What I learned from (trying) to build an enterprise

When I was sitting with my classmates discussing what product we were going to develop for our media entrepreneurship class, I don’t think any of us realized what we were in for.

We settled on a podcast, because why not? Everyone is making one these days and if you have any resemblance of media knowledge, creating one is simple enough.

OK. So we knew what we were going to talk about, but how were we going to make it? We had no microphones. We had to find a core topic for our podcast to be about, find guests, make content compelling enough to retain listeners, design graphics and social media pages, analyze demographics and that’s only some of what we did. That didn’t even include formulating a sales pitch to potential investors so that we could fund our startup.

And that was only what was required for a class. That was doing things the right way, with careful instruction, tips and know-how on building something from the ground-up. Imagine being an entrepreneur with a great idea, but you don’t strategize when or how to start your business. What if you cut corners on the aforementioned?

The sad reality is, the hard work may be for naught and the fruits of your labor may never come to maturity.

Starting a business seems to be a lot like taking care of a baby, a pet, or any living, breathing entity: it requires all of your time, attention and resources. And if you don’t have the unwavering dedication to see your idea come into fruition, then it was doomed from the start.

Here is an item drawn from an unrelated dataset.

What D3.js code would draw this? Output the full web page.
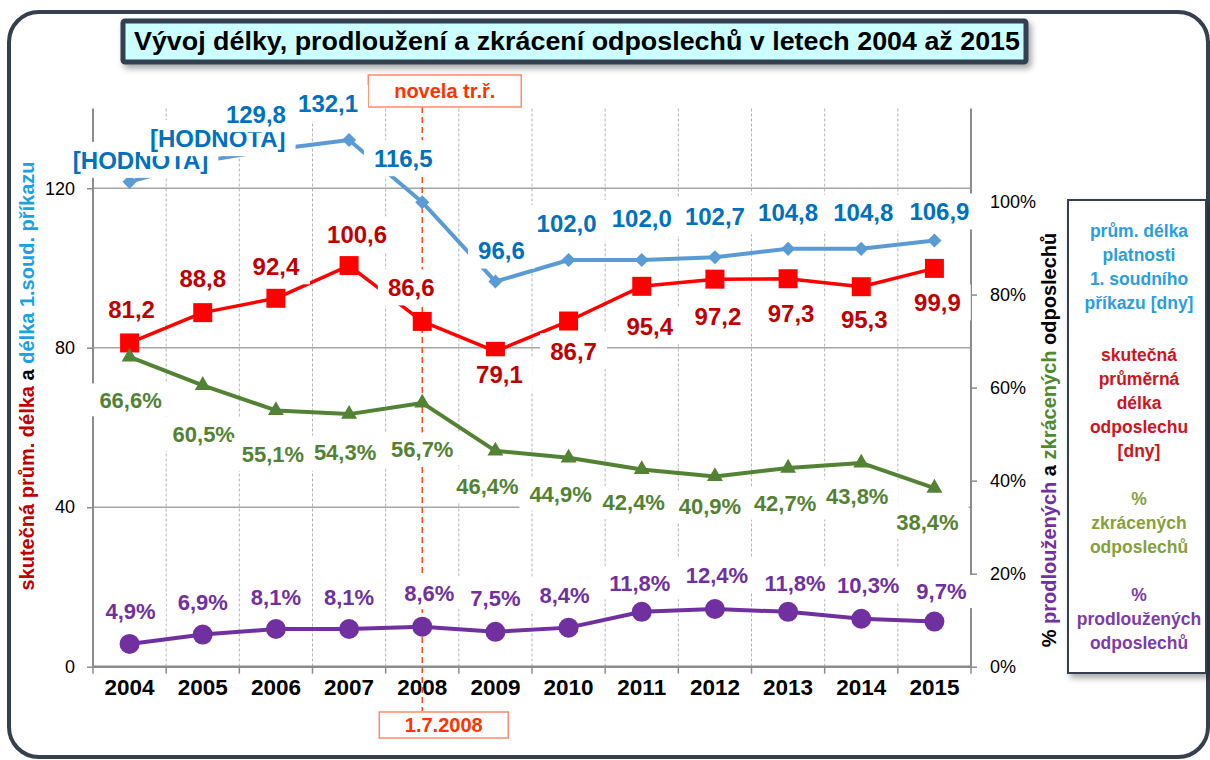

Imagine dumping your life savings and quitting your job to start a business, but not having the vindication to see things through. To me, it’s the ultimate wager on yourself and your work ethic. But it’s also a barometer of how lucky you can be, because it seems businesses can pass or fail on a variety of small, trivial things.

I think I have the determination to be the founder of a startup, but I don’t think I have the creative know-how to see a tangible product available for consumers.

But that’s OK. Because these last 12 weeks helped me gain valuable skills that translate outside of entrepreneurial ventures. We learned to view solutions and approach problems with a 360-degree viewpoint: solves difficult issues in a way that will mitigate harm for all parties. Think of your demographic, and how can you always be serving them better, because after all, if you cater to an audience, they will flock to you.

And these are skills that as an aspiring media professional are valuable for the rest of my career. Even though I don’t have any ambitions of establishing my own company in the near future, I can tell employers what it takes to grow in certain areas and try new things.

Because in the professional world, you are what your word is. And if your word is backed by hard work and a good reputation, it’ll take you far.